The new platform offers several important features. First, it provides a safe, secure environment where AI agents work inside closed networks to protect company secrets and sensitive data. Second, companies can choose where to install it—either in their own buildings or at Fujitsu's data centers—giving them flexibility. Third, the platform includes advanced safety technologies that identify over 7,700 different types of security problems and prevent AI agents from behaving badly or producing wrong information. These safety features work automatically, so even workers without deep AI knowledge can operate the system safely.

The platform also helps companies build AI agents efficiently using low-code and no-code tools. This means workers can create AI agents without writing complicated computer code. Multiple AI agents can work together, similar to how people on a team collaborate to solve problems. Preliminary trials for the new platform begin accepting registrations on February 2, 2026, with the full official launch expected in July 2026.

Microsoft Describes the Agentic Era

Microsoft, the large technology company with operations worldwide, shared important insights about how manufacturing is changing. The company describes a new operating model called the "agentic era," where AI agents work alongside human teams rather than just performing individual tasks. Instead of automating one process at a time, these AI agents coordinate decisions across entire workflows and adapt to changing conditions in real time.

Real companies are already experiencing this transformation. Audi AG, a major German automaker, deployed an AI-powered self-service assistant in just two weeks. This AI agent answers employee questions and provides support documentation, reducing pressure on human resources and IT teams. The result? Workers spend 75% less time on onboarding and have more time to focus on meaningful, high-value work. KUKA, a global German automation company, used AI tools to cut robot programming time by up to 80%, making complex robotics technology accessible to more engineers.

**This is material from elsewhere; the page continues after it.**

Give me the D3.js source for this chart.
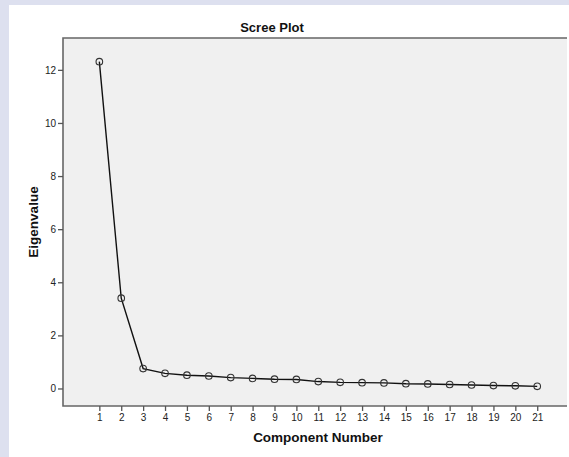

The Challenge: Connecting Fragmented Systems

However, most manufacturers face a significant obstacle. According to new research from Redwood Software, approximately 98% of manufacturers are exploring or considering AI-driven automation, but only 20% feel fully prepared to use AI at scale. The problem isn't lack of enthusiasm—it's broken connections between different computer systems.

Many factories have powerful automation tools scattered across different systems that don't communicate well with each other. For example, 78% have automated less than half of their critical data transfers, meaning AI agents can't access the real-time information they need to make intelligent decisions. Additionally, only 40% have automated exception handling—which means when something unusual happens, manual workers must still step in. These fragmented systems create what experts call the "mid-maturity trap," where manufacturers have invested heavily in automation but can't break through to the next level of intelligent operations.

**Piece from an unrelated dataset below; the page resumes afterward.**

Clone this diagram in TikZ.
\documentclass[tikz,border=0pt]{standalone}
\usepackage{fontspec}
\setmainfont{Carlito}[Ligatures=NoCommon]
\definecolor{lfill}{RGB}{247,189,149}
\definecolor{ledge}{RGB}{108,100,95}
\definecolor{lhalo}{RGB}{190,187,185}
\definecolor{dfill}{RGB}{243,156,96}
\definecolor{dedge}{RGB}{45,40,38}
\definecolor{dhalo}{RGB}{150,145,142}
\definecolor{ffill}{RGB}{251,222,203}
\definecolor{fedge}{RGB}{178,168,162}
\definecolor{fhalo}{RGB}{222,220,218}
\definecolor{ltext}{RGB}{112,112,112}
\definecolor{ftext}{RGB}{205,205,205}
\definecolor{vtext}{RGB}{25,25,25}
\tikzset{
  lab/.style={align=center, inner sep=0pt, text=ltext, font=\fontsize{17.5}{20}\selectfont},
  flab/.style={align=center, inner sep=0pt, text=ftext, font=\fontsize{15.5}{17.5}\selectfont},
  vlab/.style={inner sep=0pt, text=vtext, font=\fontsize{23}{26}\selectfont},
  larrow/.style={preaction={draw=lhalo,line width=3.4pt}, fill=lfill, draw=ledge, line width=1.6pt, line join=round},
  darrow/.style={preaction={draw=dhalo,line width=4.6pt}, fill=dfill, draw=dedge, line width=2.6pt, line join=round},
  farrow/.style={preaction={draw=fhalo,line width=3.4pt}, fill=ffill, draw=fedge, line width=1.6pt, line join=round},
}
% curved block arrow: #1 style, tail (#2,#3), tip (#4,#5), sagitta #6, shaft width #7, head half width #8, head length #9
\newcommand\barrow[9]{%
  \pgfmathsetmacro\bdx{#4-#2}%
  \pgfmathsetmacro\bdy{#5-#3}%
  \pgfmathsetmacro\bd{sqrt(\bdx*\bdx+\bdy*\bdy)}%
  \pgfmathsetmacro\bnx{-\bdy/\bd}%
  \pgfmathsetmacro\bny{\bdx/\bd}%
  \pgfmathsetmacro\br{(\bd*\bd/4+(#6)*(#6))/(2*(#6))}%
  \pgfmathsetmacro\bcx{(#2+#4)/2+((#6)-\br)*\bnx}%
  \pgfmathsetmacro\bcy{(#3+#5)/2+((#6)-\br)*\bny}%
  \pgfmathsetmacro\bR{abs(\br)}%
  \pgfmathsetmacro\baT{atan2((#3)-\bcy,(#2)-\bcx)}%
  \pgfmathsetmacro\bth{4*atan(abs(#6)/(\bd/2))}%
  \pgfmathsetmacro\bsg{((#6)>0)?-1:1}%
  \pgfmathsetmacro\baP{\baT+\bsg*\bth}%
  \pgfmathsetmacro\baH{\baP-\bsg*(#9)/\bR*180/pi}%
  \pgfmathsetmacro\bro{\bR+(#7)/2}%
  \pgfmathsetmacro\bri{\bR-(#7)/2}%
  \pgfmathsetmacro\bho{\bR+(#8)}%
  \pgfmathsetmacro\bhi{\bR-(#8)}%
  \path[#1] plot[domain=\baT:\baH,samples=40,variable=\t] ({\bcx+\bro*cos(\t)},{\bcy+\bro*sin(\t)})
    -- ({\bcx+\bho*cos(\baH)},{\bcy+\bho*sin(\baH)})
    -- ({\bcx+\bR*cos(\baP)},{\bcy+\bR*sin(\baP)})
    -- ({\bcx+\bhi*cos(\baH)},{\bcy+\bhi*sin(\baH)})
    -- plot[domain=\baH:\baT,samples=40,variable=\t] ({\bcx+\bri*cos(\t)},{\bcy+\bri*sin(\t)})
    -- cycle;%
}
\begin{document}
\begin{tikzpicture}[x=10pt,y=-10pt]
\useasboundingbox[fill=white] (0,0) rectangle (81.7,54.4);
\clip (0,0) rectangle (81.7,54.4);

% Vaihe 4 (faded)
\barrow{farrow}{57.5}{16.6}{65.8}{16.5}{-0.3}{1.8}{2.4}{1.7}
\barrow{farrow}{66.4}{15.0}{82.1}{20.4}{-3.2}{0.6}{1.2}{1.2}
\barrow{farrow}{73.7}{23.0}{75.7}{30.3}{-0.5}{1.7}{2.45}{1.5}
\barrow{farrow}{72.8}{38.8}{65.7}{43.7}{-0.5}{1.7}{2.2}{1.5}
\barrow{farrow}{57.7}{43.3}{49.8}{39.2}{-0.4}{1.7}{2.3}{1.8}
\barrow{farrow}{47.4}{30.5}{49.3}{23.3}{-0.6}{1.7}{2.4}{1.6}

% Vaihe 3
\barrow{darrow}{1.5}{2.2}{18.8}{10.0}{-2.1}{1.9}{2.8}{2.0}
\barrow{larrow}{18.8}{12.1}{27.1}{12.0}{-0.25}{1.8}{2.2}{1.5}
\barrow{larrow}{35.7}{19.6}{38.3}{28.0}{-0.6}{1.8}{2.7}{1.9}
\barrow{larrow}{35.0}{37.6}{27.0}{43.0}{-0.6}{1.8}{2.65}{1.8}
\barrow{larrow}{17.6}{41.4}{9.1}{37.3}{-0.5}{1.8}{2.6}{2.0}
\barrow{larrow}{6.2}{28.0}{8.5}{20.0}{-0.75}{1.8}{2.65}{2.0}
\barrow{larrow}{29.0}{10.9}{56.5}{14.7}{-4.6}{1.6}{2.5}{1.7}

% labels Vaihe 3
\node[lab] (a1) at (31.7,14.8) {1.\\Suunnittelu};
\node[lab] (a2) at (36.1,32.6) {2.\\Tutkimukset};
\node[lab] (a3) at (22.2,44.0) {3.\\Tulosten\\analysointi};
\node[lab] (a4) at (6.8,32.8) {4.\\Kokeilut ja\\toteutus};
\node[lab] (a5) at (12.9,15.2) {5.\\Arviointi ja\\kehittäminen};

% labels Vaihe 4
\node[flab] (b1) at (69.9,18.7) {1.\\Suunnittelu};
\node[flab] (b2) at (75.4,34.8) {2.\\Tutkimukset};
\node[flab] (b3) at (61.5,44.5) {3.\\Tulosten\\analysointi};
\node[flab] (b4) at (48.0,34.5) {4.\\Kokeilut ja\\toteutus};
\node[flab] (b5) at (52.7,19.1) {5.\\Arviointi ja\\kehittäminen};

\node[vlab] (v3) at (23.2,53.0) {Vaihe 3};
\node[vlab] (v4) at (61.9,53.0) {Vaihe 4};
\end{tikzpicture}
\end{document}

Impressive Results When Systems Connect

The good news is that manufacturers who successfully connect their systems and implement AI agents see dramatic improvements. Microsoft's research shows that manufacturers using unified data platforms report up to 50% reduction in defects, 50% fewer inventory shortages, and 40% decrease in equipment failure frequency. These improvements drive a projected 457% return on investment over three years.

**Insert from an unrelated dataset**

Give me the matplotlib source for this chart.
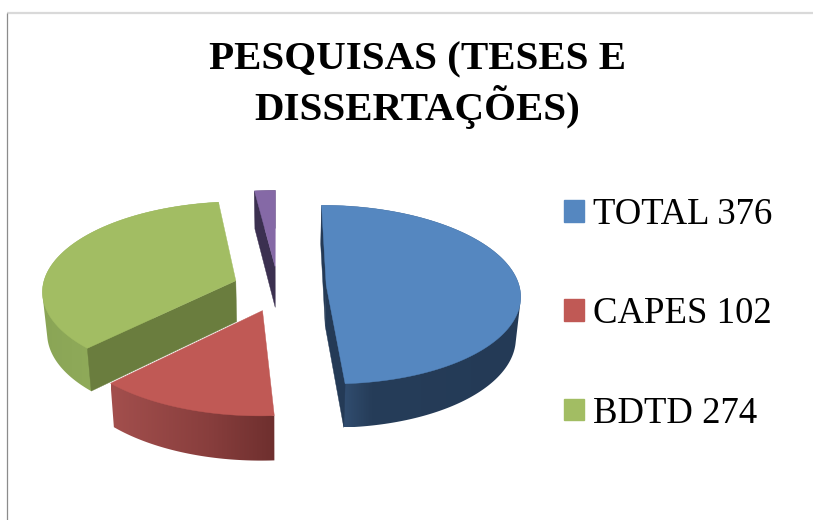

Companies also see impressive gains in worker productivity. According to Microsoft's data, organizations report 66% of repetitive tasks automated, 70% of organizations experiencing productivity gains, and 75% reduction in onboarding time. These numbers show that AI agents don't replace human workers—instead, they handle routine work so people can focus on important decisions and creative problem-solving.

What's Next

The Fujitsu platform launch and Microsoft's agentic era insights signal that 2026 will be the year when AI agents move from experiments on the margins to essential business tools. The key to success is connecting fragmented systems so AI agents can access real-time data and make autonomous decisions that improve manufacturing operations. Manufacturers who build this infrastructure now will gain significant competitive advantages over those waiting for the technology to mature.